LA PAZ - Di bawah terik matahari, lebih dari tiga ratus warga Bolivia pada Jumat berbaris ke dataran berdebu dekat bendungan Incachaca yang menghadap kota La Paz, berkumpul untuk berdoa agar hujan turun dan berakhirnya kekeringan parah yang mengancam pasokan air mereka.
Sepuluh waduk yang memasok air ke La Paz - salah satu kota terbesar di negara itu dengan sekitar 2,2 juta penduduk - hanya mampu menampung air selama 135 hari, kata perusahaan air milik negara EPSAS di Bolivia.
Sambil mengangkat payung untuk menghindari panas, para wanita yang mengenakan topi bowler tradisional dan rok warna-warni berjalan bersama para pria muda yang bermain drum dan seruling asli.
Sesampainya di sana, mereka berlutut, berdoa dalam bahasa Aymara, Quechua, dan Spanyol, mata mereka tertutup rapat dengan tangan terulur ke langit.
“Kami datang ke puncak untuk menyerukan hujan,” kata Susana Laruta, seorang anggota gereja Kristen evangelis setempat.

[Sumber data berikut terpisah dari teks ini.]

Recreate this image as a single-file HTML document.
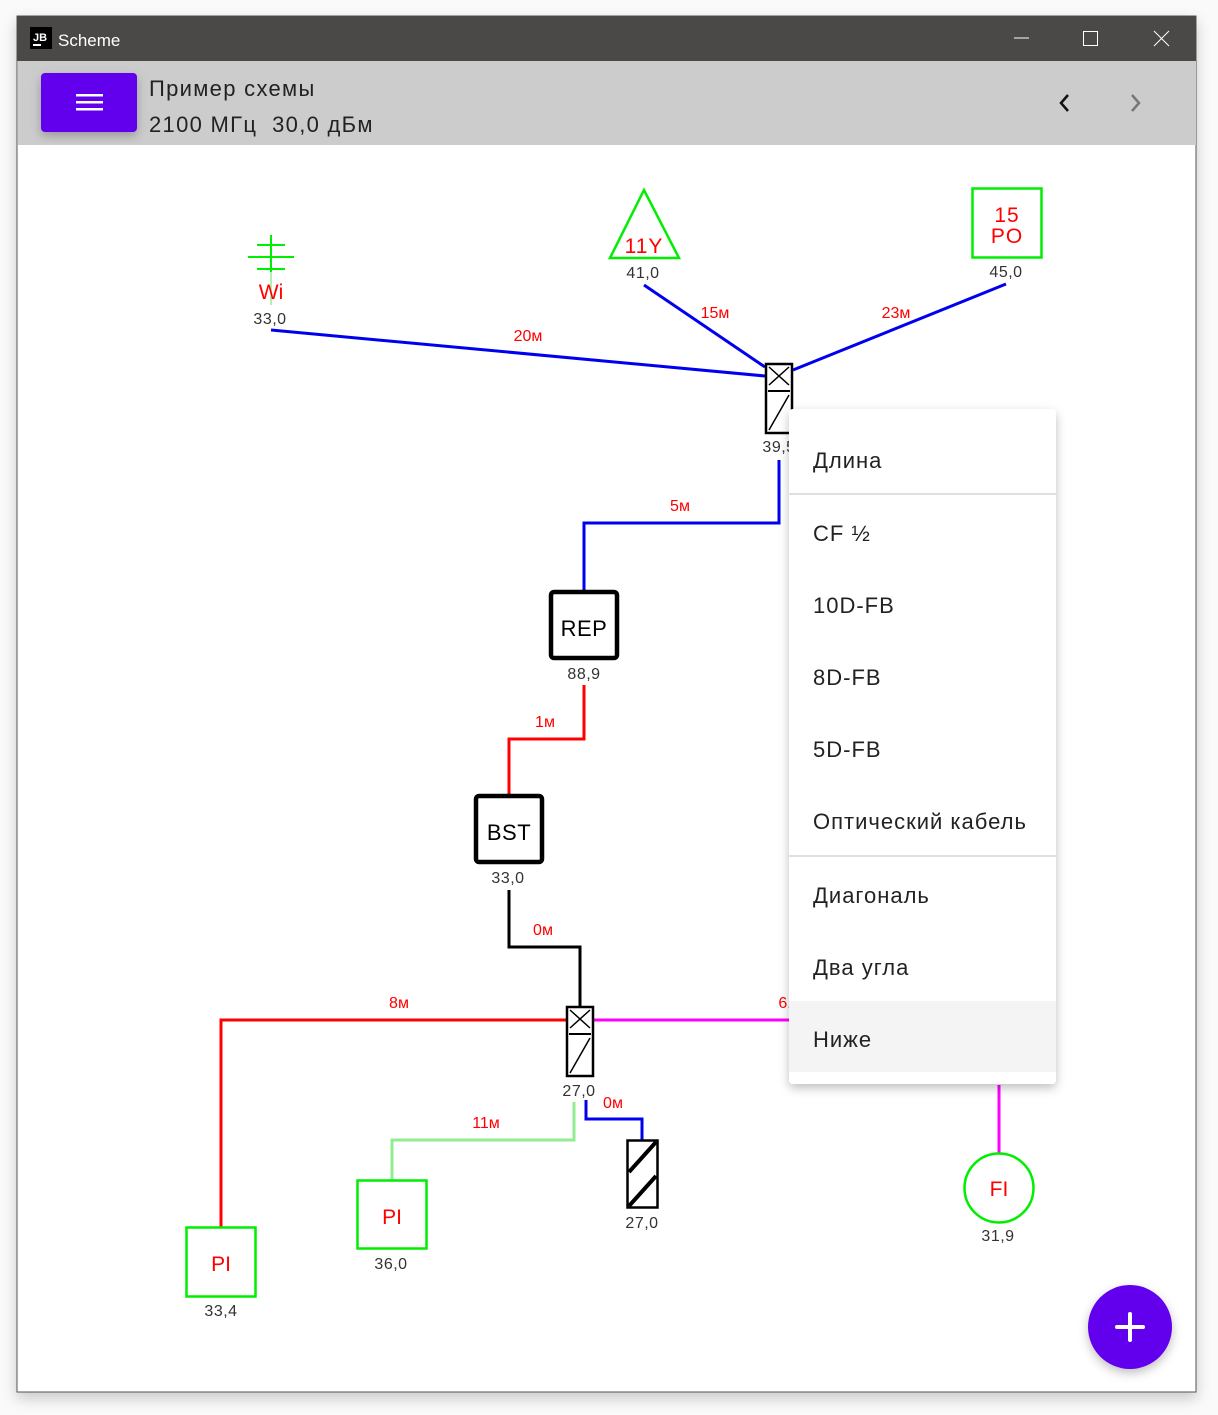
<!DOCTYPE html>
<html><head><meta charset="utf-8"><style>
body{margin:0;width:1218px;height:1415px;background:#fff;overflow:hidden;font-family:"Liberation Sans","DejaVu Sans",sans-serif}
svg{position:absolute;left:0;top:0}
</style></head><body>
<svg width="1218" height="1415" viewBox="0 0 1218 1415" xmlns="http://www.w3.org/2000/svg" font-family="Liberation Sans, DejaVu Sans, sans-serif">
<defs>
<filter id="sh" x="-20%" y="-20%" width="140%" height="140%"><feDropShadow dx="0" dy="4" stdDeviation="5" flood-color="#000" flood-opacity="0.25"/></filter>
<filter id="wsh" x="-5%" y="-5%" width="110%" height="110%"><feDropShadow dx="0" dy="6" stdDeviation="7" flood-color="#000" flood-opacity="0.2"/></filter>
</defs>
<rect x="0" y="0" width="1218" height="1415" fill="#fafafa"/>
<rect x="17" y="16" width="1179" height="1376" fill="#fff" stroke="#555" stroke-width="1" filter="url(#wsh)"/>
<rect x="17" y="16" width="1179" height="45" fill="#4a4948"/>
<rect x="30" y="27" width="22" height="22" fill="#000"/>
<text x="33" y="41" font-size="11" font-weight="bold" fill="#fff">JB</text>
<rect x="33" y="44" width="8" height="2" fill="#fff"/>
<text x="58" y="46" font-size="17" fill="#fff">Scheme</text>
<line x1="1014" y1="38" x2="1029" y2="38" stroke="#fff" stroke-width="1"/>
<rect x="1083.5" y="31.5" width="14" height="14" fill="none" stroke="#fff" stroke-width="1"/>
<path d="M1154 31 L1169 46 M1169 31 L1154 46" stroke="#fff" stroke-width="1"/>
<rect x="18" y="61" width="1178" height="84" fill="#cccccc"/>
<rect x="41" y="73" width="96" height="59" rx="4" fill="#6200ee" filter="url(#sh)"/>
<rect x="76" y="94" width="27" height="2.5" fill="#fff"/>
<rect x="76" y="101" width="27" height="2.5" fill="#fff"/>
<rect x="76" y="108" width="27" height="2.5" fill="#fff"/>
<text x="149" y="96" font-size="22" fill="#222" letter-spacing="1.3">Пример схемы</text>
<text x="149" y="132" font-size="22" fill="#222" letter-spacing="1.3" xml:space="preserve">2100 МГц  30,0 дБм</text>
<path d="M1068 95 L1061 103 L1068 111" fill="none" stroke="#111" stroke-width="2.5"/>
<path d="M1132 95 L1139 103 L1132 111" fill="none" stroke="#777" stroke-width="2.5"/>

<g fill="none" stroke-width="3">
<line x1="271" y1="330" x2="765" y2="376" stroke="#0000ee"/>
<line x1="644" y1="285" x2="765" y2="367" stroke="#0000ee"/>
<line x1="1006" y1="284" x2="793" y2="370" stroke="#0000ee"/>
<polyline points="779,460 779,523 584,523 584,590" stroke="#0000ee"/>
<polyline points="584,685 584,739 509,739 509,795" stroke="#ff0000"/>
<polyline points="509,890 509,947 580,947 580,1007" stroke="#000"/>
<polyline points="566,1020 221,1020 221,1227" stroke="#ff0000"/>
<line x1="594" y1="1020" x2="790" y2="1020" stroke="#ff00ff"/>
<line x1="999" y1="1085" x2="999" y2="1153" stroke="#ff00ff"/>
<polyline points="574,1102 574,1140 392,1140 392,1180" stroke="#90ee90"/>
<polyline points="586,1100 586,1119 642,1119 642,1140" stroke="#0000ee"/>
</g>
<g font-size="16" fill="#ff0000" text-anchor="middle">
<text x="528" y="341">20м</text>
<text x="715" y="318">15м</text>
<text x="896" y="318">23м</text>
<text x="680" y="511">5м</text>
<text x="545" y="727">1м</text>
<text x="543" y="935">0м</text>
<text x="399" y="1008">8м</text>
<text x="785" y="1008">6.</text>
<text x="486" y="1128">11м</text>
<text x="613" y="1108">0м</text>
</g>

<g stroke="#00ee00" stroke-width="2">
<line x1="271" y1="235" x2="271" y2="272"/>
<line x1="257" y1="245" x2="285" y2="245"/>
<line x1="248" y1="257" x2="294" y2="257"/>
<line x1="257" y1="269" x2="285" y2="269"/>
</g>
<line x1="271" y1="272" x2="271" y2="305" stroke="#b0f0b0" stroke-width="2"/>
<text x="271" y="299" font-size="21" fill="#ff0000" text-anchor="middle">Wi</text>

<polygon points="644,190 610,258 679,258" fill="none" stroke="#00ee00" stroke-width="2.5"/>
<text x="644" y="253" font-size="21" fill="#ff0000" text-anchor="middle" letter-spacing="1">11Y</text>
<rect x="972.5" y="188.5" width="69" height="69" fill="none" stroke="#00ee00" stroke-width="2.5"/>
<text x="1007" y="222" font-size="21" fill="#ff0000" text-anchor="middle" letter-spacing="1">15</text>
<text x="1007" y="243" font-size="21" fill="#ff0000" text-anchor="middle" letter-spacing="1">PO</text>

<g stroke="#000" fill="#fff">
<rect x="766" y="364" width="26" height="69" stroke-width="2.5"/>
<path d="M769 367 L789 385 M789 367 L769 385" stroke-width="1.5" fill="none"/>
<line x1="768" y1="391" x2="790" y2="391" stroke-width="2"/>
<line x1="789" y1="395" x2="769" y2="430" stroke-width="1.5"/>
</g>
<g stroke="#000" fill="#fff">
<rect x="567" y="1007" width="26" height="69" stroke-width="2.5"/>
<path d="M570 1010 L590 1028 M590 1010 L570 1028" stroke-width="1.5" fill="none"/>
<line x1="569" y1="1034" x2="591" y2="1034" stroke-width="2"/>
<line x1="590" y1="1038" x2="570" y2="1073" stroke-width="1.5"/>
</g>
<rect x="627.5" y="1140.5" width="30" height="67" fill="#fff" stroke="#000" stroke-width="2.5"/>
<path d="M656 1142 L629 1172 M656 1176 L629 1206" stroke="#000" stroke-width="4"/>

<rect x="551" y="592" width="66" height="66" rx="3" fill="#fff" stroke="#000" stroke-width="4.5"/>
<text x="584" y="636" font-size="22" fill="#000" text-anchor="middle" letter-spacing="0.5">REP</text>
<rect x="476" y="796" width="66" height="66" rx="3" fill="#fff" stroke="#000" stroke-width="4.5"/>
<text x="509" y="840" font-size="22" fill="#000" text-anchor="middle" letter-spacing="0.5">BST</text>

<rect x="186.5" y="1227.5" width="69" height="69" fill="#fff" stroke="#00ee00" stroke-width="2.5"/>
<text x="221" y="1271" font-size="21" fill="#ff0000" text-anchor="middle">PI</text>
<rect x="357.5" y="1180.5" width="69" height="68" fill="#fff" stroke="#00ee00" stroke-width="2.5"/>
<text x="392" y="1224" font-size="21" fill="#ff0000" text-anchor="middle">PI</text>
<circle cx="999" cy="1188" r="34.5" fill="#fff" stroke="#00ee00" stroke-width="2.5"/>
<text x="999" y="1196" font-size="21" fill="#ff0000" text-anchor="middle">FI</text>

<g font-size="16" fill="#333" text-anchor="middle" letter-spacing="0.5">
<text x="270" y="324">33,0</text>
<text x="643" y="278">41,0</text>
<text x="1006" y="277">45,0</text>
<text x="779" y="452">39,5</text>
<text x="584" y="679">88,9</text>
<text x="508" y="883">33,0</text>
<text x="579" y="1096">27,0</text>
<text x="642" y="1228">27,0</text>
<text x="221" y="1316">33,4</text>
<text x="391" y="1269">36,0</text>
<text x="998" y="1241">31,9</text>
</g>

<rect x="789" y="409" width="267" height="675" rx="4" fill="#fff" filter="url(#sh)"/>
<rect x="789" y="1001" width="267" height="71" fill="#f4f4f4"/>
<line x1="789" y1="494" x2="1056" y2="494" stroke="#e0e0e0" stroke-width="2"/>
<line x1="789" y1="856" x2="1056" y2="856" stroke="#e0e0e0" stroke-width="2"/>
<g font-size="22" fill="#222" letter-spacing="1">
<text x="813" y="468">Длина</text>
<text x="813" y="541">CF ½</text>
<text x="813" y="613">10D-FB</text>
<text x="813" y="685">8D-FB</text>
<text x="813" y="757">5D-FB</text>
<text x="813" y="829">Оптический кабель</text>
<text x="813" y="903">Диагональ</text>
<text x="813" y="975">Два угла</text>
<text x="813" y="1047">Ниже</text>
</g>

<circle cx="1130" cy="1327" r="42" fill="#6200ee" filter="url(#sh)"/>
<path d="M1130 1314 V1340 M1117 1327 H1143" stroke="#fff" stroke-width="4" stroke-linecap="round"/>
</svg>
</body></html>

Tanpa curah hujan yang signifikan, persediaan air di kota dataran tinggi ini akan habis pada bulan Februari. Musim hujan akan dimulai pada bulan Desember tetapi prakiraan cuaca terkini tidak menggembirakan.
Hanya sedikit hujan yang diperkirakan terjadi akibat fenomena cuaca yang dikenal sebagai El Nino, kata badan meteorologi nasional.
El Nino, yaitu pemanasan suhu permukaan air di Samudera Pasifik bagian timur dan tengah, terkait dengan kondisi cuaca ekstrem.
“Perubahan iklimlah yang memicu perubahan ini,” kata Bernardo Vedia, seorang uskup Metodis setempat.
Oleh karena itu kami datang ke sini untuk bersama-sama berdoa berseru kepada Tuhan agar hujan turun ke bumi, katanya.